All of this means that the “real” Jesus is the Christ of faith! The “real” Jesus did suffer, die, and rise from the dead! The “real” Jesus is not found in the subtext of the Gospels—He is found in the text of the Gospels! And those texts are indisputably ancient. In other words, the narrative read at Mass on Palm Sunday is the oldest, truest, and most well-remembered portion of one of the most fully preserved and extraordinary documents from the ancient world—the New Testament.

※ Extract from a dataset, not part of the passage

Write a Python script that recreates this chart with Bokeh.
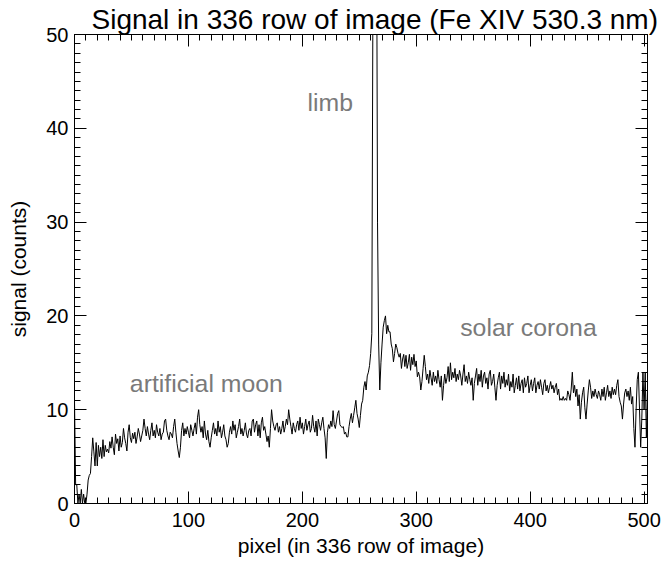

Our faith is rooted in history, a miraculous history. The Passion of Jesus Christ is not a parable, analogy, or metaphor. It is not a story meant to teach us a lesson apart from its facts. It is not a morality play whose actors mean to teach a lesson. The Passion of Christ is theologically significant because it is historically true. If it were not historically true it would have no significance beyond its power to inspire as a story. But every culture already has myths to inspire its people, or at least mythical figures whose superhuman qualities model greatness. The story of Christ is so much more. It is the true story of a God-man who was betrayed by a friend, suffered calumny from His enemies, was publicly humiliated, made to carry the instrument of His own execution, and then was left to die, naked on a rough-hewn tree. This story is not sad by analogy to another story. It is sad in and of itself. This is the story we hear every Palm Sunday. This is how a great man’s life came to an end. It is also the story of how the Son of God conquered death and opened the gates of heaven to all who not only believe in Him but who belong to Him through the Catholic Church.
Lord of the Passion, You suffered calumny and humiliation, You bore the Cross and did not complain. Intercede before Your heavenly Father that we may bear whatever crosses we must with fortitude. With Your grace, Lord, we can emulate You. Without Your grace, we are no better than Godless pagans, in search of frivolous signs to lend meaning to life.